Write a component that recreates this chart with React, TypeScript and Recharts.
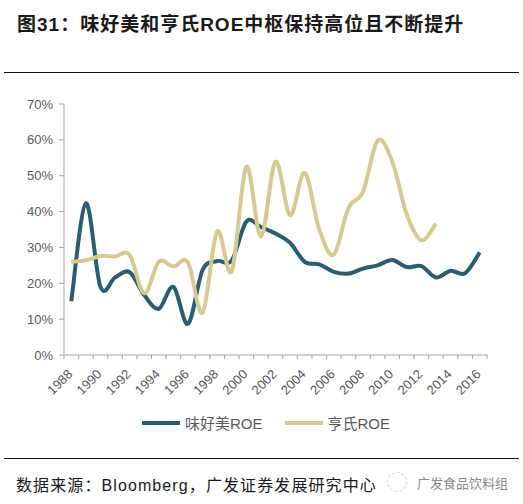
import { LineChart, Line, XAxis, YAxis } from 'recharts'

const years = [
  '1988', '1989', '1990', '1991', '1992', '1993', '1994', '1995', '1996', '1997',
  '1998', '1999', '2000', '2001', '2002', '2003', '2004', '2005', '2006', '2007',
  '2008', '2009', '2010', '2011', '2012', '2013', '2014', '2015', '2016',
]

// 味好美 ROE (%)
const mccormickRoe = [
  15, 42.3, 19, 21.6, 23.1, 16.7, 12.9, 19, 8.7, 23.7,
  26.2, 26.4, 37.2, 35.7, 33.9, 31.3, 26, 25.3, 23.2, 22.7,
  24.1, 25, 26.5, 24.5, 24.8, 21.6, 23.5, 22.8, 28.6,
]

// 亨氏 ROE (%), no data after 2013
const heinzRoe: (number | null)[] = [
  26, 26.4, 27.6, 27.5, 27.9, 17.2, 26, 24.7, 25.8, 11.8,
  34.4, 23.4, 52.5, 33, 53.9, 39, 50.8, 35, 28, 41,
  45.5, 59.8, 54, 39.2, 32, 36.6, null, null, null,
]

const yTicks = [0, 10, 20, 30, 40, 50, 60, 70]

const data = years.map((year, i) => ({
  year,
  mccormick: mccormickRoe[i],
  heinz: heinzRoe[i],
}))

const DARK = '#2b5d71'
const KHAKI = '#d5cb92'
const AXIS = '#a6a6a6'
const LABEL = '#595959'
const FONT = '"Liberation Sans", Arial, "Noto Sans CJK SC", sans-serif'

const PLOT_LEFT = 64
const PLOT_RIGHT = 487
const HALF_BAND = (PLOT_RIGHT - PLOT_LEFT) / years.length / 2

// Excel-style smoothed line (Catmull-Rom through every point)
function excelSmooth(context: any) {
  let pts: [number, number][] = []
  return {
    areaStart() {},
    areaEnd() {},
    lineStart() {
      pts = []
    },
    lineEnd() {
      if (!pts.length) return
      context.moveTo(pts[0][0], pts[0][1])
      for (let i = 0; i < pts.length - 1; i++) {
        const p0 = pts[i - 1] || pts[i]
        const p1 = pts[i]
        const p2 = pts[i + 1]
        const p3 = pts[i + 2] || p2
        context.bezierCurveTo(
          p1[0] + (p2[0] - p0[0]) / 6,
          p1[1] + (p2[1] - p0[1]) / 6,
          p2[0] - (p3[0] - p1[0]) / 6,
          p2[1] - (p3[1] - p1[1]) / 6,
          p2[0],
          p2[1],
        )
      }
    },
    point(x: number, y: number) {
      pts.push([x, y])
    },
  }
}

function YearTick(props: any) {
  const { x, y, payload, index } = props
  const last = index === years.length - 1
  const showLabel = Number(payload.value) % 2 === 0
  return (
    <g>
      <line x1={x - HALF_BAND} y1={y} x2={x - HALF_BAND} y2={y + 4} stroke={AXIS} />
      {last && <line x1={x + HALF_BAND} y1={y} x2={x + HALF_BAND} y2={y + 4} stroke={AXIS} />}
      {showLabel && (
        <text
          x={x + 2}
          y={y + 20}
          textAnchor="end"
          transform={`rotate(-45, ${x + 2}, ${y + 20})`}
          fontSize={13}
          fontFamily={FONT}
          fill={LABEL}
        >
          {payload.value}
        </text>
      )}
    </g>
  )
}

function LegendItem({ color, label }: { color: string; label: string }) {
  return (
    <div style={{ display: 'flex', alignItems: 'center', gap: 5 }}>
      <div style={{ width: 38, height: 4, background: color }} />
      <span>{label}</span>
    </div>
  )
}

export default function App() {
  return (
    <div
      style={{
        position: 'absolute',
        left: 0,
        top: 0,
        width: 523,
        height: 504,
        background: '#fff',
        fontFamily: FONT,
        overflow: 'hidden',
      }}
    >
      <div
        style={{
          position: 'absolute',
          left: 17,
          top: 9,
          fontSize: 19,
          fontWeight: 700,
          letterSpacing: 1,
          color: '#1a1a1a',
          whiteSpace: 'nowrap',
        }}
      >
        图31：味好美和亨氏ROE中枢保持高位且不断提升
      </div>
      <div style={{ position: 'absolute', left: 4, top: 72, width: 515, height: 1, background: '#111' }} />

      <div style={{ position: 'absolute', left: 0, top: 90 }}>
        <LineChart
          width={523}
          height={320}
          data={data}
          margin={{ top: 14, right: 523 - PLOT_RIGHT, left: PLOT_LEFT - 40, bottom: 0 }}
        >
          <XAxis
            dataKey="year"
            scale="band"
            interval={0}
            height={55}
            tickSize={0}
            tickMargin={0}
            tickLine={false}
            axisLine={{ stroke: AXIS }}
            tick={<YearTick />}
          />
          <YAxis
            width={40}
            domain={[0, 70]}
            ticks={yTicks}
            tickFormatter={(v) => `${v}%`}
            tickSize={5}
            tickMargin={6}
            axisLine={{ stroke: AXIS }}
            tickLine={{ stroke: AXIS }}
            tick={{ fontSize: 13, fill: LABEL, fontFamily: FONT }}
          />
          <Line
            dataKey="mccormick"
            type={excelSmooth as any}
            stroke={DARK}
            strokeWidth={4}
            dot={false}
            activeDot={false}
            isAnimationActive={false}
          />
          <Line
            dataKey="heinz"
            type={excelSmooth as any}
            stroke={KHAKI}
            strokeWidth={4}
            dot={false}
            activeDot={false}
            isAnimationActive={false}
          />
        </LineChart>
      </div>

      <div
        style={{
          position: 'absolute',
          left: 142,
          top: 412,
          display: 'flex',
          gap: 22,
          fontSize: 15,
          color: LABEL,
          whiteSpace: 'nowrap',
        }}
      >
        <LegendItem color={DARK} label="味好美ROE" />
        <LegendItem color={KHAKI} label="亨氏ROE" />
      </div>

      <div style={{ position: 'absolute', left: 4, top: 458, width: 515, height: 1, background: '#111' }} />
      <div
        style={{
          position: 'absolute',
          left: 16,
          top: 472,
          fontSize: 16,
          letterSpacing: 1.1,
          color: '#1a1a1a',
          whiteSpace: 'nowrap',
        }}
      >
        数据来源：Bloomberg，广发证券发展研究中心
      </div>
      <div
        style={{
          position: 'absolute',
          left: 387,
          top: 472,
          display: 'flex',
          alignItems: 'center',
          gap: 10,
          fontSize: 13,
          color: '#8a8a8a',
          whiteSpace: 'nowrap',
        }}
      >
        <div style={{ width: 18, height: 18, borderRadius: 10, border: '1px dashed #cfcfcf' }} />
        <span>广发食品饮料组</span>
      </div>
    </div>
  )
}
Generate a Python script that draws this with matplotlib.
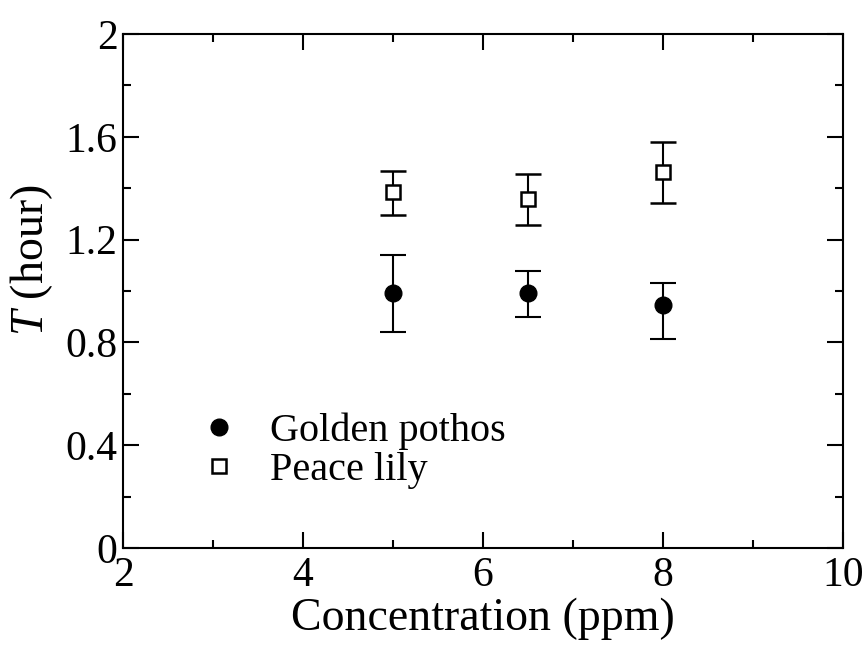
import matplotlib
matplotlib.use("Agg")
import matplotlib.pyplot as plt
from matplotlib.ticker import MultipleLocator
from matplotlib.lines import Line2D

plt.rcParams['font.family'] = ['Liberation Serif', 'DejaVu Serif']
plt.rcParams['mathtext.fontset'] = 'custom'
plt.rcParams['mathtext.it'] = 'Liberation Serif:italic'
plt.rcParams['mathtext.rm'] = 'Liberation Serif'

conc = [5.0, 6.5, 8.0]
golden = [0.991, 0.991, 0.946]
golden_lo = [0.839, 0.898, 0.812]
golden_hi = [1.139, 1.077, 1.031]
peace = [1.387, 1.359, 1.462]
peace_lo = [1.297, 1.256, 1.341]
peace_hi = [1.468, 1.457, 1.580]
series_names = ['Golden pothos', 'Peace lily']

fig = plt.figure(figsize=(8.67, 6.5), dpi=100)
ax = fig.add_axes([0.1419, 0.1569, 0.8304, 0.7908])

g_err = [[v - lo for v, lo in zip(golden, golden_lo)], [hi - v for v, hi in zip(golden, golden_hi)]]
p_err = [[v - lo for v, lo in zip(peace, peace_lo)], [hi - v for v, hi in zip(peace, peace_hi)]]

ax.errorbar(conc, golden, yerr=g_err, fmt='o', color='black', markersize=12,
            ecolor='black', elinewidth=1.5, capsize=9.5, capthick=1.5)
ax.errorbar(conc, peace, yerr=p_err, fmt='s', color='black', markerfacecolor='white',
            markeredgecolor='black', markeredgewidth=1.8, markersize=10,
            ecolor='black', elinewidth=1.5, capsize=9.5, capthick=1.5, zorder=3)

ax.set_xlim(2, 10)
ax.set_ylim(0, 2)
ax.xaxis.set_minor_locator(MultipleLocator(1))
ax.yaxis.set_minor_locator(MultipleLocator(0.2))
ax.set_yticks([0, 0.4, 0.8, 1.2, 1.6, 2.0])
ax.set_yticklabels(['0', '0.4', '0.8', '1.2', '1.6', '2'])
ax.set_xticks([2, 4, 6, 8, 10])
ax.set_xticklabels(['2', '4', '6', '8', '10'])

ax.tick_params(which='both', direction='in', top=True, right=True, width=1.5, labelsize=30)
ax.tick_params(which='major', length=11.5)
ax.tick_params(axis='y', which='major', pad=4)
ax.tick_params(axis='x', which='major', pad=6)
ax.tick_params(which='minor', length=5.8)
for s in ax.spines.values():
    s.set_linewidth(1.5)

ax.set_xlabel('Concentration (ppm)', fontsize=33, labelpad=2)
ax.set_ylabel(r'$T$ (hour)', fontsize=33)
ax.yaxis.set_label_coords(-0.095, 0.56)

handles = [
    Line2D([], [], linestyle='none', marker='o', color='black', markersize=12),
    Line2D([], [], linestyle='none', marker='s', markerfacecolor='white',
           markeredgecolor='black', markeredgewidth=1.8, markersize=10),
]
ax.legend(handles, series_names, loc='center left', bbox_to_anchor=(0.1056, 0.189),
          frameon=False, fontsize=29, handlelength=1.0, handletextpad=0.75,
          labelspacing=0.03, borderaxespad=0, borderpad=0)

fig.savefig('out.png', dpi=100)
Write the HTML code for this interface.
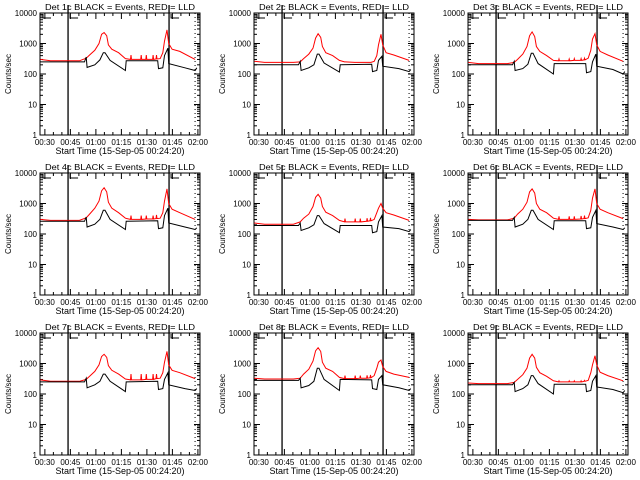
************
** Task prompt **
Take the material above from its first line through the line holding "Line, XAxis, YAxis" and set it down exactly, without the pictures.

** Answer to the task **
Write a component that recreates this chart with React, TypeScript and Recharts.
import { LineChart, Line, XAxis, YAxis } from 'recharts'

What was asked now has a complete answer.